OBJECTIVE ▸ Go through the data below and copy it exactly, skipping every picture.

SOURCE MATERIAL ▸
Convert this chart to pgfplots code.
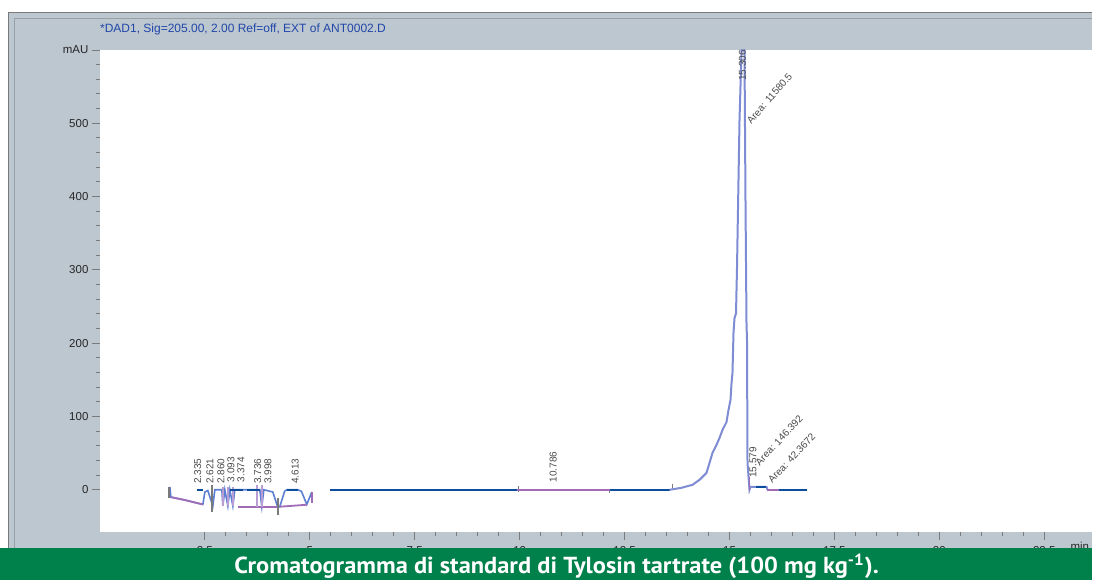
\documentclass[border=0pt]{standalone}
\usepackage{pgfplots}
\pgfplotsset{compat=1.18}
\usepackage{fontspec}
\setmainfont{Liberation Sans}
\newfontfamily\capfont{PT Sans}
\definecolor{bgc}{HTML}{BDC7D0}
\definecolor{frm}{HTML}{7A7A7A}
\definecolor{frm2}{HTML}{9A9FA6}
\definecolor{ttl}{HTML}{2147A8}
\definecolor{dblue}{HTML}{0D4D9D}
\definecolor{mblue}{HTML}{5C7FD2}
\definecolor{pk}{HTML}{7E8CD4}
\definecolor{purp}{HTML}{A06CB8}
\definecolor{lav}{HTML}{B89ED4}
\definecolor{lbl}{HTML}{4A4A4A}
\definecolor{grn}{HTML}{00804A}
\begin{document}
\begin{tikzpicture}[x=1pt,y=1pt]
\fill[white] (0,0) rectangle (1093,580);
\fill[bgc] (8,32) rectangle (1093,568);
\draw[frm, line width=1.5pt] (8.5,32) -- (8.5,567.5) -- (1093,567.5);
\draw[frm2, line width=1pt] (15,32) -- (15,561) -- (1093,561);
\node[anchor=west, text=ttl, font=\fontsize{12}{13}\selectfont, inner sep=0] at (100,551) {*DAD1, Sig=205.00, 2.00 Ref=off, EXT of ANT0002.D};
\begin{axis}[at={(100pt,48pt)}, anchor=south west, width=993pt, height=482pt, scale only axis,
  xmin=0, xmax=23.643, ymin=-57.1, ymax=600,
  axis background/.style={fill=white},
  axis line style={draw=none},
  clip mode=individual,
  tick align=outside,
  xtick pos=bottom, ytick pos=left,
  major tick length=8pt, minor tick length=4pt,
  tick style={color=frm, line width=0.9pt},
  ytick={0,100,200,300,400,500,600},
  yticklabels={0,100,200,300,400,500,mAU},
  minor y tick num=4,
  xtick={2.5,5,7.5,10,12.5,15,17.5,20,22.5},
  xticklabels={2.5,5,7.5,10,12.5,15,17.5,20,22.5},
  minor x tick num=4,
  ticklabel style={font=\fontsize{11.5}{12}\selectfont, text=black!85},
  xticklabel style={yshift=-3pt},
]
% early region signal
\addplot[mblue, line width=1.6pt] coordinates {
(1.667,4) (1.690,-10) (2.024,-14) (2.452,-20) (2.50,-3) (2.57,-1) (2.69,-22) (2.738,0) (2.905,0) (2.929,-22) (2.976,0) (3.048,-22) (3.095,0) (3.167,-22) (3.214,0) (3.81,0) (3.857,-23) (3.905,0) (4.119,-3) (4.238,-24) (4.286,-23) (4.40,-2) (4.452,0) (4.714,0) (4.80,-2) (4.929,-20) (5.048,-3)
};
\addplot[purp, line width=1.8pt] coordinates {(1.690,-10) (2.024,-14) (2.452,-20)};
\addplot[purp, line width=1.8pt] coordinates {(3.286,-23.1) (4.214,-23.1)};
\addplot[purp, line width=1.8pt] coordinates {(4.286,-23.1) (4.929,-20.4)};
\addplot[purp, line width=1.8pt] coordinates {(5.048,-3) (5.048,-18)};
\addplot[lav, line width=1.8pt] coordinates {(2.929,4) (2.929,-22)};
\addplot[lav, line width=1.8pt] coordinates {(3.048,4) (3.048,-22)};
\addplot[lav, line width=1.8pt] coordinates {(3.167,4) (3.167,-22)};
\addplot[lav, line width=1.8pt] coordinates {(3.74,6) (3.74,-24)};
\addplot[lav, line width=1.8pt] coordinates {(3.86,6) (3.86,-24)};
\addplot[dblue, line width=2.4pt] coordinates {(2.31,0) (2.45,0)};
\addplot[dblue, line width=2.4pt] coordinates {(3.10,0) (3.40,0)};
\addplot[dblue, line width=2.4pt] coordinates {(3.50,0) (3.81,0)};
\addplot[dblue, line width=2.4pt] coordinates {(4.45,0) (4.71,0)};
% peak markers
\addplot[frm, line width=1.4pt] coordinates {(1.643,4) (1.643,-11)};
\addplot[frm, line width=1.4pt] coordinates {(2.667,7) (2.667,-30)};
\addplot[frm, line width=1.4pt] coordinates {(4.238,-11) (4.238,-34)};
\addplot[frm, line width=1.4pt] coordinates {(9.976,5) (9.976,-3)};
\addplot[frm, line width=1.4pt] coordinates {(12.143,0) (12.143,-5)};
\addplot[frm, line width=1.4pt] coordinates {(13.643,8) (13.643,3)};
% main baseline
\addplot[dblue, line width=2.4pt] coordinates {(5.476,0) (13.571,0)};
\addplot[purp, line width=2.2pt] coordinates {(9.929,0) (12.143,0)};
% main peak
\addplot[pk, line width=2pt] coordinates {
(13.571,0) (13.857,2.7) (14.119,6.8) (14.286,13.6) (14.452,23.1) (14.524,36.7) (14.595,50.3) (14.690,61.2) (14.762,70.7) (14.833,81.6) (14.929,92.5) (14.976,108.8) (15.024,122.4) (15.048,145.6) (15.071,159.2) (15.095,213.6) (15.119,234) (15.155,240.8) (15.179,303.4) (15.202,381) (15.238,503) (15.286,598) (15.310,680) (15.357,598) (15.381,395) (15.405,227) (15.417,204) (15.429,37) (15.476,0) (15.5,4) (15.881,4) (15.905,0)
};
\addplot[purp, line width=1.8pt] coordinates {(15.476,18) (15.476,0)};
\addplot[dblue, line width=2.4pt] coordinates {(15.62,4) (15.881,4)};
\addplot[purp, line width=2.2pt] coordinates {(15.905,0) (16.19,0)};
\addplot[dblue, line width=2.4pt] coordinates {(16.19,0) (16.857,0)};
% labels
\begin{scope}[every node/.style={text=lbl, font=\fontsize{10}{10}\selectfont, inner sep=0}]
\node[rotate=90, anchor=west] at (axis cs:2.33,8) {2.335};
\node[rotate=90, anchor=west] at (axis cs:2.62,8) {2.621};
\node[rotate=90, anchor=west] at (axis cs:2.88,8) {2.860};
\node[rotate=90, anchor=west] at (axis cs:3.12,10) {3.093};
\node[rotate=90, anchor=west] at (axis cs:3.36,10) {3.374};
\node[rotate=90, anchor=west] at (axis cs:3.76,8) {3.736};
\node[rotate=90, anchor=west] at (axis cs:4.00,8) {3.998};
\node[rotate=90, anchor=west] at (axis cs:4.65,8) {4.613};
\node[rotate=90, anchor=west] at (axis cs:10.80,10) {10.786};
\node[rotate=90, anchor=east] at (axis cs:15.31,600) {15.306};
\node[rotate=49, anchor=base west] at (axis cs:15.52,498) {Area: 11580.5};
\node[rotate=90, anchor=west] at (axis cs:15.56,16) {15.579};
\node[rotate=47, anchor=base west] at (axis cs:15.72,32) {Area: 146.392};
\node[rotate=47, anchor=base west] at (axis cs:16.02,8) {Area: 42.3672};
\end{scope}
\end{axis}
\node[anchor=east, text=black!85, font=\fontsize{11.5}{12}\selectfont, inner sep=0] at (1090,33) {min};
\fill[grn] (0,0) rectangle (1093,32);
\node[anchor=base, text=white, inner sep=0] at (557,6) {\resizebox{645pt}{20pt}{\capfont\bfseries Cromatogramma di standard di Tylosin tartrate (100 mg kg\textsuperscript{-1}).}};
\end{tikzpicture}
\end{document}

SOLUTION FOR THIS PROBLEM ▸
Convert this chart to pgfplots code.
\documentclass[border=0pt]{standalone}
\usepackage{pgfplots}
\pgfplotsset{compat=1.18}
\usepackage{fontspec}
\setmainfont{Liberation Sans}
\newfontfamily\capfont{PT Sans}
\definecolor{bgc}{HTML}{BDC7D0}
\definecolor{frm}{HTML}{7A7A7A}
\definecolor{frm2}{HTML}{9A9FA6}
\definecolor{ttl}{HTML}{2147A8}
\definecolor{dblue}{HTML}{0D4D9D}
\definecolor{mblue}{HTML}{5C7FD2}
\definecolor{pk}{HTML}{7E8CD4}
\definecolor{purp}{HTML}{A06CB8}
\definecolor{lav}{HTML}{B89ED4}
\definecolor{lbl}{HTML}{4A4A4A}
\definecolor{grn}{HTML}{00804A}
\begin{document}
\begin{tikzpicture}[x=1pt,y=1pt]
\fill[white] (0,0) rectangle (1093,580);
\fill[bgc] (8,32) rectangle (1093,568);
\draw[frm, line width=1.5pt] (8.5,32) -- (8.5,567.5) -- (1093,567.5);
\draw[frm2, line width=1pt] (15,32) -- (15,561) -- (1093,561);
\node[anchor=west, text=ttl, font=\fontsize{12}{13}\selectfont, inner sep=0] at (100,551) {*DAD1, Sig=205.00, 2.00 Ref=off, EXT of ANT0002.D};
\begin{axis}[at={(100pt,48pt)}, anchor=south west, width=993pt, height=482pt, scale only axis,
  xmin=0, xmax=23.643, ymin=-57.1, ymax=600,
  axis background/.style={fill=white},
  axis line style={draw=none},
  clip mode=individual,
  tick align=outside,
  xtick pos=bottom, ytick pos=left,
  major tick length=8pt, minor tick length=4pt,
  tick style={color=frm, line width=0.9pt},
  ytick={0,100,200,300,400,500,600},
  yticklabels={0,100,200,300,400,500,mAU},
  minor y tick num=4,
  xtick={2.5,5,7.5,10,12.5,15,17.5,20,22.5},
  xticklabels={2.5,5,7.5,10,12.5,15,17.5,20,22.5},
  minor x tick num=4,
  ticklabel style={font=\fontsize{11.5}{12}\selectfont, text=black!85},
  xticklabel style={yshift=-3pt},
]
% early region signal
\addplot[mblue, line width=1.6pt] coordinates {
(1.667,4) (1.690,-10) (2.024,-14) (2.452,-20) (2.50,-3) (2.57,-1) (2.69,-22) (2.738,0) (2.905,0) (2.929,-22) (2.976,0) (3.048,-22) (3.095,0) (3.167,-22) (3.214,0) (3.81,0) (3.857,-23) (3.905,0) (4.119,-3) (4.238,-24) (4.286,-23) (4.40,-2) (4.452,0) (4.714,0) (4.80,-2) (4.929,-20) (5.048,-3)
};
\addplot[purp, line width=1.8pt] coordinates {(1.690,-10) (2.024,-14) (2.452,-20)};
\addplot[purp, line width=1.8pt] coordinates {(3.286,-23.1) (4.214,-23.1)};
\addplot[purp, line width=1.8pt] coordinates {(4.286,-23.1) (4.929,-20.4)};
\addplot[purp, line width=1.8pt] coordinates {(5.048,-3) (5.048,-18)};
\addplot[lav, line width=1.8pt] coordinates {(2.929,4) (2.929,-22)};
\addplot[lav, line width=1.8pt] coordinates {(3.048,4) (3.048,-22)};
\addplot[lav, line width=1.8pt] coordinates {(3.167,4) (3.167,-22)};
\addplot[lav, line width=1.8pt] coordinates {(3.74,6) (3.74,-24)};
\addplot[lav, line width=1.8pt] coordinates {(3.86,6) (3.86,-24)};
\addplot[dblue, line width=2.4pt] coordinates {(2.31,0) (2.45,0)};
\addplot[dblue, line width=2.4pt] coordinates {(3.10,0) (3.40,0)};
\addplot[dblue, line width=2.4pt] coordinates {(3.50,0) (3.81,0)};
\addplot[dblue, line width=2.4pt] coordinates {(4.45,0) (4.71,0)};
% peak markers
\addplot[frm, line width=1.4pt] coordinates {(1.643,4) (1.643,-11)};
\addplot[frm, line width=1.4pt] coordinates {(2.667,7) (2.667,-30)};
\addplot[frm, line width=1.4pt] coordinates {(4.238,-11) (4.238,-34)};
\addplot[frm, line width=1.4pt] coordinates {(9.976,5) (9.976,-3)};
\addplot[frm, line width=1.4pt] coordinates {(12.143,0) (12.143,-5)};
\addplot[frm, line width=1.4pt] coordinates {(13.643,8) (13.643,3)};
% main baseline
\addplot[dblue, line width=2.4pt] coordinates {(5.476,0) (13.571,0)};
\addplot[purp, line width=2.2pt] coordinates {(9.929,0) (12.143,0)};
% main peak
\addplot[pk, line width=2pt] coordinates {
(13.571,0) (13.857,2.7) (14.119,6.8) (14.286,13.6) (14.452,23.1) (14.524,36.7) (14.595,50.3) (14.690,61.2) (14.762,70.7) (14.833,81.6) (14.929,92.5) (14.976,108.8) (15.024,122.4) (15.048,145.6) (15.071,159.2) (15.095,213.6) (15.119,234) (15.155,240.8) (15.179,303.4) (15.202,381) (15.238,503) (15.286,598) (15.310,680) (15.357,598) (15.381,395) (15.405,227) (15.417,204) (15.429,37) (15.476,0) (15.5,4) (15.881,4) (15.905,0)
};
\addplot[purp, line width=1.8pt] coordinates {(15.476,18) (15.476,0)};
\addplot[dblue, line width=2.4pt] coordinates {(15.62,4) (15.881,4)};
\addplot[purp, line width=2.2pt] coordinates {(15.905,0) (16.19,0)};
\addplot[dblue, line width=2.4pt] coordinates {(16.19,0) (16.857,0)};
% labels
\begin{scope}[every node/.style={text=lbl, font=\fontsize{10}{10}\selectfont, inner sep=0}]
\node[rotate=90, anchor=west] at (axis cs:2.33,8) {2.335};
\node[rotate=90, anchor=west] at (axis cs:2.62,8) {2.621};
\node[rotate=90, anchor=west] at (axis cs:2.88,8) {2.860};
\node[rotate=90, anchor=west] at (axis cs:3.12,10) {3.093};
\node[rotate=90, anchor=west] at (axis cs:3.36,10) {3.374};
\node[rotate=90, anchor=west] at (axis cs:3.76,8) {3.736};
\node[rotate=90, anchor=west] at (axis cs:4.00,8) {3.998};
\node[rotate=90, anchor=west] at (axis cs:4.65,8) {4.613};
\node[rotate=90, anchor=west] at (axis cs:10.80,10) {10.786};
\node[rotate=90, anchor=east] at (axis cs:15.31,600) {15.306};
\node[rotate=49, anchor=base west] at (axis cs:15.52,498) {Area: 11580.5};
\node[rotate=90, anchor=west] at (axis cs:15.56,16) {15.579};
\node[rotate=47, anchor=base west] at (axis cs:15.72,32) {Area: 146.392};
\node[rotate=47, anchor=base west] at (axis cs:16.02,8) {Area: 42.3672};
\end{scope}
\end{axis}
\node[anchor=east, text=black!85, font=\fontsize{11.5}{12}\selectfont, inner sep=0] at (1090,33) {min};
\fill[grn] (0,0) rectangle (1093,32);
\node[anchor=base, text=white, inner sep=0] at (557,6) {\resizebox{645pt}{20pt}{\capfont\bfseries Cromatogramma di standard di Tylosin tartrate (100 mg kg\textsuperscript{-1}).}};
\end{tikzpicture}
\end{document}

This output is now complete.